Even as they look ahead, researchers acknowledge that the current quantum computers can't accomplish any useful tasks. While many companies have demonstrated specific algorithms with connected qubits, the algorithms don't accomplish any practical tasks and just demonstrate that the researchers have control over the qubits. The technology is still decades away from being translated into broadly useful devices such as the desktops and laptops used today.

That hasn't deterred the hype. In November 2017, IBM promised to put a 20-qubit quantum computer online for customers to use, following a 5-qubit version already available.

Venture capital firms New Enterprise Associates and GV, formerly Google Ventures, invested in IonQ about a year ago. IonQ, which formed in late 2015 as a spinoff of two academic labs, specifically looked for patient investors planning for the long term, on the scale of a decade and longer, Monroe says. "They understand the field is a speculative one," he says. "Venture-funded firms often don't succeed, but when they do, they can succeed big. That's certainly the attitude of our investors."

Precision optical clocks
Atomic clocks are undergoing yet another evolution. The most precise systems today rely on a system known as an optical lattice nearly 10,000 times more precise than the conventional cesium clock.
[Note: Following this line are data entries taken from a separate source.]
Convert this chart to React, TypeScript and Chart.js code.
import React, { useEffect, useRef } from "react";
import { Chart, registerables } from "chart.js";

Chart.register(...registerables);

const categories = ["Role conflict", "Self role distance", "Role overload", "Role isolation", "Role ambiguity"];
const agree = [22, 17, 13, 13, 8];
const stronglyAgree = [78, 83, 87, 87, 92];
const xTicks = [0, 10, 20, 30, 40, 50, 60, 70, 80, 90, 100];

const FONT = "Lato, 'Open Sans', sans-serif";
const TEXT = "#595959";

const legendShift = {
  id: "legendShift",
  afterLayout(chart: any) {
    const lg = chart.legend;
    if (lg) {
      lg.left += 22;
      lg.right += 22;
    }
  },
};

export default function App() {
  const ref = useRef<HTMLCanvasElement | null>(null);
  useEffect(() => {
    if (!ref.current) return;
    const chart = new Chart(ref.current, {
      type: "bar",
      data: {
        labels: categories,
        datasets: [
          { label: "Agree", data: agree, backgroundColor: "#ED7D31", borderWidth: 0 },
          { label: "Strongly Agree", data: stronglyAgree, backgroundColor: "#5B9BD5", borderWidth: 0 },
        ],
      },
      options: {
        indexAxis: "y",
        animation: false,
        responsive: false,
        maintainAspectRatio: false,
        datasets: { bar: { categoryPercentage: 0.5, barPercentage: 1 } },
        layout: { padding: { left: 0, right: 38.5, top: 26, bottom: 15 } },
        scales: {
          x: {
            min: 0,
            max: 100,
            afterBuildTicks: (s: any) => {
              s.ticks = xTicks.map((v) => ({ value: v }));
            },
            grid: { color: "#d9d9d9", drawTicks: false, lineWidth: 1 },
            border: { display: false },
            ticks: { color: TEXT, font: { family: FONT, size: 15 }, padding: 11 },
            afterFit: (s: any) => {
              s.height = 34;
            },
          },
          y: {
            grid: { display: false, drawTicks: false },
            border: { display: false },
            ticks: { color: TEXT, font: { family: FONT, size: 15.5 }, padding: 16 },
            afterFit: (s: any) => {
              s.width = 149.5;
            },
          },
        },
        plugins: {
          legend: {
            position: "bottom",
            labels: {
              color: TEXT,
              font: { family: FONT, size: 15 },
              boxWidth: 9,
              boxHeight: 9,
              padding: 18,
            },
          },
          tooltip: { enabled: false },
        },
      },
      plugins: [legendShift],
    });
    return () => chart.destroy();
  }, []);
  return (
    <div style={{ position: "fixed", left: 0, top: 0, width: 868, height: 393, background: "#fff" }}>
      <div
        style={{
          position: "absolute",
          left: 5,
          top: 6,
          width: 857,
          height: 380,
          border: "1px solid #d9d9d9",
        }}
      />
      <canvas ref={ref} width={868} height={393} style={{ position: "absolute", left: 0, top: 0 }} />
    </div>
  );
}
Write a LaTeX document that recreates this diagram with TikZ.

The most precise clock today, a strontium optical lattice clock developed in 2017 by US researchers at the University of Colorado, Boulder and the National Institute of Standards and Technology (NIST), will be accurate to the second for over 15 billion years, longer than the age of the universe.

Atomic clocks keep time by counting the extremely consistent cycles of radiation emitted when a laser quantum mechanically excites an atom. The old cesium clocks emitted microwave radiation, which oscillates at about 9 billion times per second. The new record-breaking clock is more precise partly because it uses strontium atoms, which emit near-infrared light that oscillates more than 10,000 times faster.

Researchers around the world are currently working to miniaturize these clocks. Recently, researchers at Germany's National Metrology Institute created the first-ever portable optical lattice clock, loaded it in a trailer, and took it inside a cave on the Germany-Italy border.

They want to use the portable clock to measure not time - but elevation. Because the clock ticks so precisely, you can actually measure the effect of gravity on it.

According to Einstein's theory of general relativity, a clock closer to Earth's surface - one in a stronger gravitational field, that is - will tick slower. Combined with satellite data, these portable clocks could be used to monitor sea-level rise, for example.

Like the clock, other quantum technologies could end up in unexpected applications. It's unclear what secrets quantum cryptography will secure; what magnetic fields quantum magnetometers will find; what algorithms quantum computers will execute.

The challenge ahead is to figure out who will use these technologies - and what exactly they can do with them.